Apparently, I had struggled because I didn’t know how to be poor in the “right” way.

I tried to be calm. I mentioned in my iciest, most discouraging tone that it’s difficult to buy bulk with EBT and it’s actually not safe to forage in Steubenville very much because of all the lead. This person eagerly explained that she forages all the time in spite of lead and radioactivity as well, living near an “old nuke”  as she does; there’s lead in grocery store produce anyway, and she buys in bulk with EBT all the time.

It took me a moment to realize that she meant she lived near a nuclear power plant, not next door to an un-exploded bomb like in Bedknobs and Broomsticks. 

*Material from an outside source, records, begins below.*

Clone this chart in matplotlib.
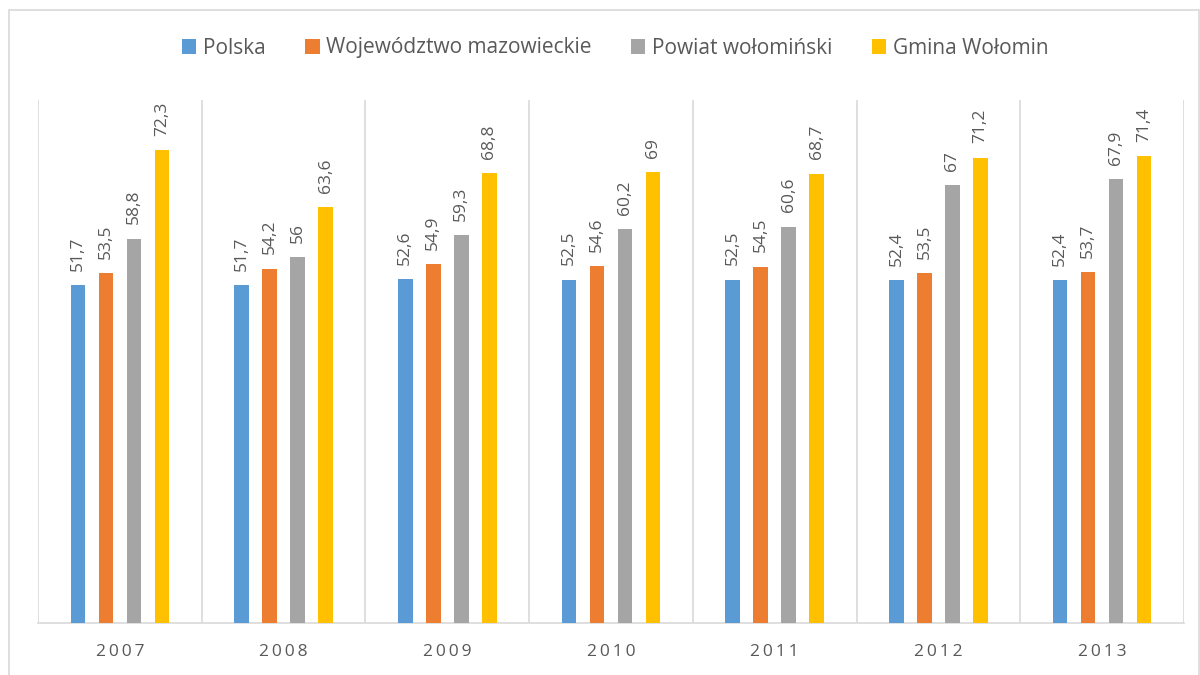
import matplotlib
matplotlib.use("Agg")
import matplotlib.pyplot as plt
from matplotlib.patches import Rectangle
import numpy as np

plt.rcParams['font.family'] = ['Open Sans', 'DejaVu Sans']

years = ["2007", "2008", "2009", "2010", "2011", "2012", "2013"]
series_names = ["Polska", "Województwo mazowieckie", "Powiat wołomiński", "Gmina Wołomin"]
polska = [51.7, 51.7, 52.6, 52.5, 52.5, 52.4, 52.4]
mazowieckie = [53.5, 54.2, 54.9, 54.6, 54.5, 53.5, 53.7]
wolominski = [58.8, 56.0, 59.3, 60.2, 60.6, 67.0, 67.9]
wolomin = [72.3, 63.6, 68.8, 69.0, 68.7, 71.2, 71.4]
colors = ["#5B9BD5", "#ED7D31", "#A5A5A5", "#FFC000"]

def fmt(v):
    s = f"{v:.1f}"
    if s.endswith(".0"):
        s = s[:-2]
    return s.replace(".", ",")

fig = plt.figure(figsize=(12, 6.75), dpi=100)
fig.patches.append(Rectangle((9/1200, -0.01), (1199-9)/1200, 1 - 10/675 + 0.01,
                             transform=fig.transFigure, fill=False,
                             edgecolor="#d9d9d9", linewidth=1.2))
ax = fig.add_axes([38/1200, 52/675, (1184-38)/1200, (623-100)/675])

x = np.arange(len(years))
width = 0.089
step = 0.171
all_series = [polska, mazowieckie, wolominski, wolomin]
for i, (name, vals, c) in enumerate(zip(series_names, all_series, colors)):
    off = (i - 1.5) * step
    ax.bar(x + off, vals, width=width, color=c, label=name, zorder=3)
    for xi, v in zip(x, vals):
        ax.text(xi + off, v + 2.2, fmt(v), rotation=90, ha="center", va="bottom",
                fontsize=12.5, color="#595959")

ax.set_xlim(-0.5, len(years) - 0.5)
ax.set_ylim(0, 80)
ax.set_yticks([])
ax.set_xticks(x)
ax.set_xticklabels(["\u2009".join(y) for y in years], fontsize=12.5, color="#595959")
ax.tick_params(axis="x", length=0, pad=15)
ax.set_xticks(np.arange(-0.5, len(years)), minor=True)
ax.tick_params(axis="x", which="minor", length=0)
ax.grid(axis="x", which="minor", color="#d9d9d9", linewidth=1.2, zorder=0)
for s in ["top", "right", "left"]:
    ax.spines[s].set_visible(False)
ax.spines["bottom"].set_color("#d9d9d9")
ax.spines["bottom"].set_linewidth(1.2)

leg = fig.legend(loc="center", bbox_to_anchor=(615/1200, 1 - 48/675), ncol=4,
                 frameon=False, fontsize=15, handlelength=0.7, handleheight=0.7,
                 handletextpad=0.3, columnspacing=1.9, labelcolor="#595959")

fig.savefig("out.png", dpi=100)
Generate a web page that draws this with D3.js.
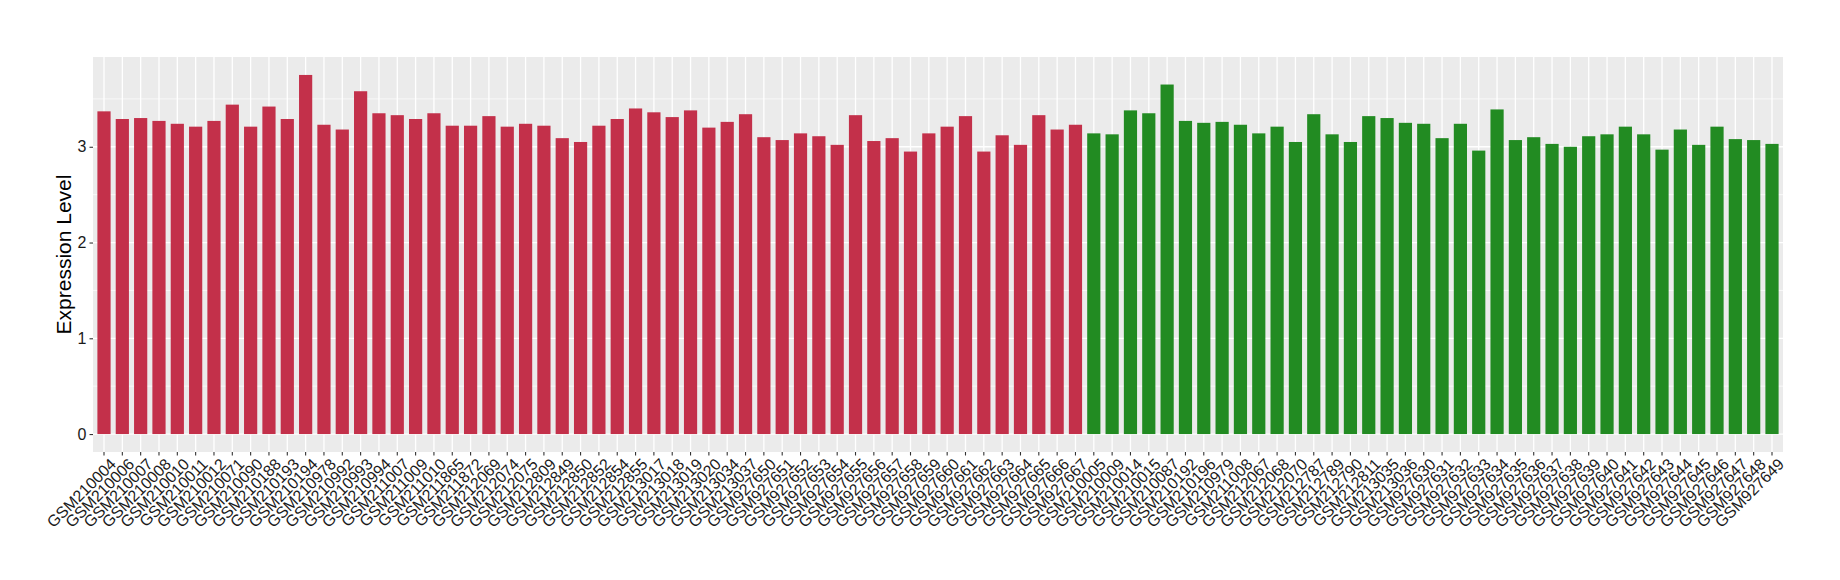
<!DOCTYPE html>
<html>
<head>
<meta charset="utf-8">
<script src="https://cdn.jsdelivr.net/npm/d3@7"></script>
<style>
  html, body { margin: 0; padding: 0; background: #ffffff; }
  svg { display: block; }
</style>
</head>
<body>
<svg id="chart" width="1840" height="580"></svg>
<script>
const redSamples = ["GSM210004","GSM210006","GSM210007","GSM210008","GSM210010","GSM210011","GSM210012","GSM210071","GSM210090","GSM210188","GSM210193","GSM210194","GSM210978","GSM210992","GSM210993","GSM210994","GSM211007","GSM211009","GSM211010","GSM211865","GSM211872","GSM212069","GSM212074","GSM212075","GSM212809","GSM212849","GSM212850","GSM212852","GSM212854","GSM212855","GSM213017","GSM213018","GSM213019","GSM213020","GSM213034","GSM213037","GSM927650","GSM927651","GSM927652","GSM927653","GSM927654","GSM927655","GSM927656","GSM927657","GSM927658","GSM927659","GSM927660","GSM927661","GSM927662","GSM927663","GSM927664","GSM927665","GSM927666","GSM927667"];
const redValues = [3.37,3.29,3.30,3.27,3.24,3.21,3.27,3.44,3.21,3.42,3.29,3.75,3.23,3.18,3.58,3.35,3.33,3.29,3.35,3.22,3.22,3.32,3.21,3.24,3.22,3.09,3.05,3.22,3.29,3.40,3.36,3.31,3.38,3.20,3.26,3.34,3.10,3.07,3.14,3.11,3.02,3.33,3.06,3.09,2.95,3.14,3.21,3.32,2.95,3.12,3.02,3.33,3.18,3.23];
const greenSamples = ["GSM210005","GSM210009","GSM210014","GSM210015","GSM210087","GSM210192","GSM210196","GSM210979","GSM211008","GSM212067","GSM212068","GSM212070","GSM212787","GSM212789","GSM212790","GSM212811","GSM213035","GSM213036","GSM927630","GSM927631","GSM927632","GSM927633","GSM927634","GSM927635","GSM927636","GSM927637","GSM927638","GSM927639","GSM927640","GSM927641","GSM927642","GSM927643","GSM927644","GSM927645","GSM927646","GSM927647","GSM927648","GSM927649"];
const greenValues = [3.14,3.13,3.38,3.35,3.65,3.27,3.25,3.26,3.23,3.14,3.21,3.05,3.34,3.13,3.05,3.32,3.30,3.25,3.24,3.09,3.24,2.96,3.39,3.07,3.10,3.03,3.00,3.11,3.13,3.21,3.13,2.97,3.18,3.02,3.21,3.08,3.07,3.03];
const yTicks = [0, 1, 2, 3];
const yTitle = "Expression Level";
const redColor = "#C3304A";
const greenColor = "#228B22";

const data = redSamples.map((s, i) => ({sample: s, value: redValues[i], color: redColor}))
  .concat(greenSamples.map((s, i) => ({sample: s, value: greenValues[i], color: greenColor})));

const svg = d3.select("#chart");
const panel = {left: 93, right: 1783, top: 57, bottom: 452};
const font = "'Liberation Sans', Arial, Helvetica, sans-serif";

const x = d3.scaleBand()
  .domain(data.map(d => d.sample))
  .range([panel.left, panel.right])
  .paddingInner(0.28)
  .paddingOuter(0.24);

const maxV = d3.max(data, d => d.value);
const pad = maxV * 0.05;
const y = d3.scaleLinear().domain([-pad, maxV + pad]).range([panel.bottom, panel.top]);

svg.append("rect")
  .attr("x", panel.left).attr("y", panel.top)
  .attr("width", panel.right - panel.left).attr("height", panel.bottom - panel.top)
  .attr("fill", "#EBEBEB");

const minor = [0.5, 1.5, 2.5, 3.5].filter(v => v < maxV + pad);
svg.append("g").selectAll("line").data(minor).join("line")
  .attr("x1", panel.left).attr("x2", panel.right)
  .attr("y1", d => y(d)).attr("y2", d => y(d))
  .attr("stroke", "#ffffff").attr("stroke-width", 0.7);

svg.append("g").selectAll("line").data(yTicks).join("line")
  .attr("x1", panel.left).attr("x2", panel.right)
  .attr("y1", d => y(d)).attr("y2", d => y(d))
  .attr("stroke", "#ffffff").attr("stroke-width", 1.3);
svg.append("g").selectAll("line").data(data).join("line")
  .attr("x1", d => x(d.sample) + x.bandwidth() / 2).attr("x2", d => x(d.sample) + x.bandwidth() / 2)
  .attr("y1", panel.top).attr("y2", panel.bottom)
  .attr("stroke", "#ffffff").attr("stroke-width", 1.3);

svg.append("g").selectAll("rect").data(data).join("rect")
  .attr("x", d => x(d.sample))
  .attr("width", x.bandwidth())
  .attr("y", d => y(d.value))
  .attr("height", d => y(0) - y(d.value))
  .attr("fill", d => d.color);

const yAxis = svg.append("g")
  .attr("transform", `translate(${panel.left},0)`)
  .call(d3.axisLeft(y).tickValues(yTicks).tickSize(3.5).tickPadding(3).tickFormat(d3.format("d")));
yAxis.select(".domain").remove();
yAxis.selectAll(".tick line").attr("stroke", "#333333").attr("stroke-width", 1.1);
yAxis.selectAll(".tick text").attr("fill", "#1A1A1A").style("font-family", font).style("font-size", "16px");

const xAxis = svg.append("g")
  .attr("transform", `translate(0,${panel.bottom})`)
  .call(d3.axisBottom(x).tickSize(3.5).tickPadding(3));
xAxis.select(".domain").remove();
xAxis.selectAll(".tick line").attr("stroke", "#333333").attr("stroke-width", 1.1);
xAxis.selectAll(".tick text")
  .attr("fill", "#1A1A1A")
  .style("font-family", font).style("font-size", "16px")
  .attr("text-anchor", "end")
  .attr("x", 0).attr("y", 7).attr("dy", "0.72em")
  .attr("transform", "rotate(-45)");

svg.append("text")
  .attr("transform", `translate(64,${(panel.top + panel.bottom) / 2}) rotate(-90)`)
  .attr("text-anchor", "middle")
  .attr("dy", "0.35em")
  .attr("fill", "#000000")
  .style("font-family", font).style("font-size", "21px")
  .text(yTitle);
</script>
</body>
</html>
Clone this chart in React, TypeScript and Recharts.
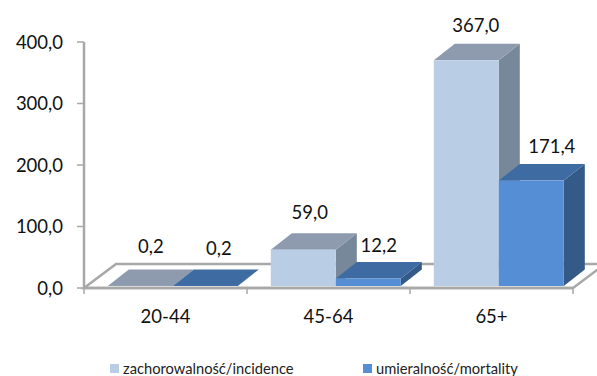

I went to take a shower, and when I got back the Facebook combox had gotten out of hand. Apparently, according to her, I was only afraid because I hadn’t learned to make informed choices and because I lived “thoughtlessly and easily.”  I was making things unnecessarily complicated. Poverty, if done properly, is actually “freeing and grace-filled.”

I ignored the comment box some more. I took the bus to  the library and Wal Mart with my daughter. I picked up a bag of rice, because it was so inexpensive, to have for dinner now and then, even though my autoimmune condition makes eating grain tricky.

When I got home, things had continued to devolve. The helpful person had moved on to farmers’ markets, urban homesteading and eco gardening (which I do, for the record). She said you should never buy food in packages but from the bulk barrels.

With less than optimal patience, I informed her that there were no grocery stores that sold foods in bulk barrels in this corner of Northern Appalachia. But she wasn’t done.

She said “if you really think it can’t be done, then for you, it can’t.” And she told me about a store called Wal Mart, and how Wal Mart carries sacks of rice which I might not know are inexpensive. Lentils, she explained, are also cheap, cheaper than meat. She said this as if it wasn’t common knowledge.

I happen to be on a special diet for my autoimmune condition that involves lots of meat. And then nearest grocery store I know of with bulk bins is the Giant Eagle in Robinson, about forty miles away. But somehow I didn’t feel like telling her this. I didn’t even mention where I’d just been and what I’d just bought. I commended the comment section to the mercy of God, and went to complain to my friends.

“Holy cow. Holy lead-filled radioactive cow,” said one friend.